Since an overarching infrastructure for historical language corpora is yet a research desideratum, we used the local infrastructure. So far, the ReN data are maintained by the Hamburg Center for Language Corpora (HZSK). The data will be transferred to the Center for Sustainable Research Data Management (FDM) at the University of Hamburg. The FDM guarantees the maintenance of the data for ten years, but not a continuous maintenance (e.g. adaptation to new tools, e.g . to updated versions of ANNIS). An overarching infrastructure would guarantee the maintenance and usability of the data (see below) for a longer period.
Objectives
Users of corpora such as the ReN would like corpora to be made easier to use and more accessible, for example, by offering corpora in such a way that queries can be performed across several comparable corpora (e.g., the historical corpora of German). This requires a homogenization of metadata as well as data and annotation formats. Instead of an access to the data via different ways, e.g. project websites, several repositories, etc., a central administration and a single point of contact for data access is desirable.
For us corpus creators / administrators, an important aim is to ensure the availability of the data for the community. Therefore it is necessary to ensure a continuous access to the corpus, in addition to long-term storage (even beyond 10 years). For this purpose, continuous work must be carried out which, after the end of the project, will neither be financed by a funding institution nor by the university. For example, for the ReN, adjustments to updated ANNIS versions must be made.

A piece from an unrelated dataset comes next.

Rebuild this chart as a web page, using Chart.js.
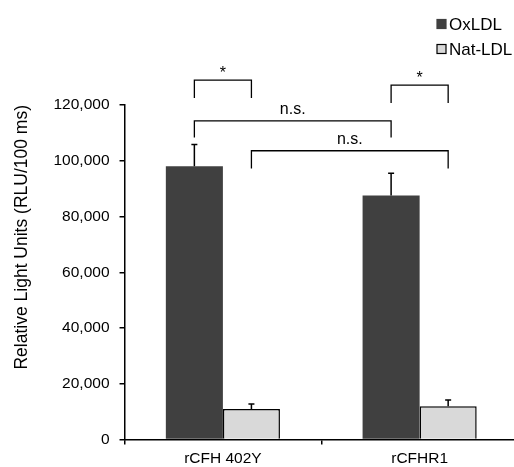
<!DOCTYPE html>
<html>
<head>
<meta charset="utf-8">
<script src="https://cdn.jsdelivr.net/npm/chart.js@4"></script>
<style>
  html, body { margin: 0; padding: 0; background: #fff; overflow: hidden; }
  #wrap { width: 518px; height: 473px; }
</style>
</head>
<body>
<div id="wrap"><canvas id="myChart"></canvas></div>
<script>
// values
const categories = ["rCFH 402Y", "rCFHR1"];
const seriesNames = ["OxLDL", "Nat-LDL"];
const oxValues = [98000, 87500];
const oxErrors = [7800, 8000];
const natValues = [11000, 12000];
const natErrors = [1800, 2200];
const yTicks = [0, 20000, 40000, 60000, 80000, 100000, 120000];

// significance brackets: [dataset, category] ends, bar top and leg bottom in data units
const brackets = [
  { from: [0, 0], to: [1, 0], top: 128900, leg: 122500, label: "*" },
  { from: [0, 0], to: [0, 1], top: 114300, leg: 108300, label: "n.s." },
  { from: [1, 0], to: [1, 1], top: 103600, leg: 97200, label: "n.s." },
  { from: [0, 1], to: [1, 1], top: 127100, leg: 120700, label: "*" },
];

const FONT = "'Liberation Sans', Arial, sans-serif";
var barColors = ["#404040", "#d9d9d9"];

const extras = {
  id: "extras",
  afterDatasetsDraw(chart) {
    const ctx = chart.ctx;
    const y = chart.scales.y;
    const errs = [oxErrors, natErrors];
    ctx.save();
    ctx.strokeStyle = "#000";
    ctx.lineWidth = 1.5;
    chart.data.datasets.forEach((ds, i) => {
      chart.getDatasetMeta(i).data.forEach((bar, j) => {
        const top = y.getPixelForValue(ds.data[j] + errs[i][j]);
        ctx.beginPath();
        ctx.moveTo(bar.x, bar.y);
        ctx.lineTo(bar.x, top);
        ctx.moveTo(bar.x - 3, top);
        ctx.lineTo(bar.x + 3, top);
        ctx.stroke();
      });
    });
    ctx.restore();
  },
  afterDraw(chart) {
    const ctx = chart.ctx;
    const y = chart.scales.y;
    ctx.save();
    // brackets
    ctx.strokeStyle = "#000";
    ctx.lineWidth = 1.3;
    ctx.fillStyle = "#000";
    ctx.textAlign = "center";
    ctx.textBaseline = "alphabetic";
    brackets.forEach((b) => {
      const x1 = chart.getDatasetMeta(b.from[0]).data[b.from[1]].x;
      const x2 = chart.getDatasetMeta(b.to[0]).data[b.to[1]].x;
      const yt = y.getPixelForValue(b.top);
      const yl = y.getPixelForValue(b.leg);
      ctx.beginPath();
      ctx.moveTo(x1, yl);
      ctx.lineTo(x1, yt);
      ctx.lineTo(x2, yt);
      ctx.lineTo(x2, yl);
      ctx.stroke();
      ctx.font = "16px " + FONT;
      const gap = b.label === "*" ? 2 : 7;
      ctx.fillText(b.label, (x1 + x2) / 2, yt - gap);
    });
    // legend, stacked at top right
    ctx.font = "17px " + FONT;
    ctx.textAlign = "left";
    ctx.textBaseline = "middle";
    chart.data.datasets.forEach((ds, i) => {
      const cy = 24 + i * 25;
      ctx.fillStyle = ds.backgroundColor;
      ctx.fillRect(437, cy - 4.5, 9, 9);
      ctx.lineWidth = 1.2;
      ctx.strokeStyle = i === 0 ? ds.backgroundColor : "#000";
      ctx.strokeRect(437, cy - 4.5, 9, 9);
      ctx.fillStyle = "#000";
      ctx.fillText(ds.label, 449, cy + 1);
    });
    ctx.restore();
  },
};

new Chart("myChart", {
  type: "bar",
  data: {
    labels: categories,
    datasets: [
      {
        label: seriesNames[0],
        data: oxValues,
        backgroundColor: barColors[0],
        borderColor: barColors[0],
        borderWidth: 0,
      },
      {
        label: seriesNames[1],
        data: natValues,
        backgroundColor: barColors[1],
        borderColor: "#000",
        borderWidth: 1.5,
      },
    ],
  },
  options: {
    responsive: true,
    maintainAspectRatio: false,
    animation: false,
    categoryPercentage: 0.58,
    barPercentage: 1,
    layout: { padding: { top: 105, left: 5, right: 0, bottom: 0 } },
    plugins: {
      legend: { display: false },
      tooltip: { enabled: false },
    },
    scales: {
      x: {
        grid: {
          offset: true,
          drawOnChartArea: false,
          color: "#000",
          tickLength: 5,
          lineWidth: 1.5,
        },
        border: { color: "#000", width: 1.5 },
        ticks: {
          color: "#000",
          font: { family: FONT, size: 15.5, lineHeight: 0.8 },
          padding: 8,
        },
      },
      y: {
        min: 0,
        max: 120000,
        afterBuildTicks: (scale) => {
          scale.ticks = yTicks.map((v) => ({ value: v }));
        },
        grid: {
          drawOnChartArea: false,
          color: "#000",
          tickLength: 5,
          lineWidth: 1.5,
        },
        border: { color: "#000", width: 1.5 },
        ticks: {
          color: "#000",
          font: { family: FONT, size: 15.5 },
          padding: 10,
          callback: (v) => Number(v).toLocaleString("en-US"),
        },
        title: {
          display: true,
          align: "end",
          text: "Relative Light Units (RLU/100 ms)",
          color: "#000",
          font: { family: FONT, size: 17.5 },
          padding: { top: 6.5, bottom: 11 },
        },
      },
    },
  },
  plugins: [extras],
});
</script>
</body>
</html>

Furthermore, we aim to keep the ReN data up to date with regard to new formats and tools. Hence, it is necessary to adapt the corpus data to new requirements, e.g. to transfer them to new corpus tools for search and visualization as well as for annotation. We also have an interest in the addition of new texts to the corpus and an extension of the annotations by the community. Correction suggestions and feedback from the community (both in terms of content and functionality) should help to optimize the ReN.
Often a single person (project management) is responsible for a corpus. An “orphanage” of a corpus after the project leader has left the university could be prevented by a central research data infrastructure.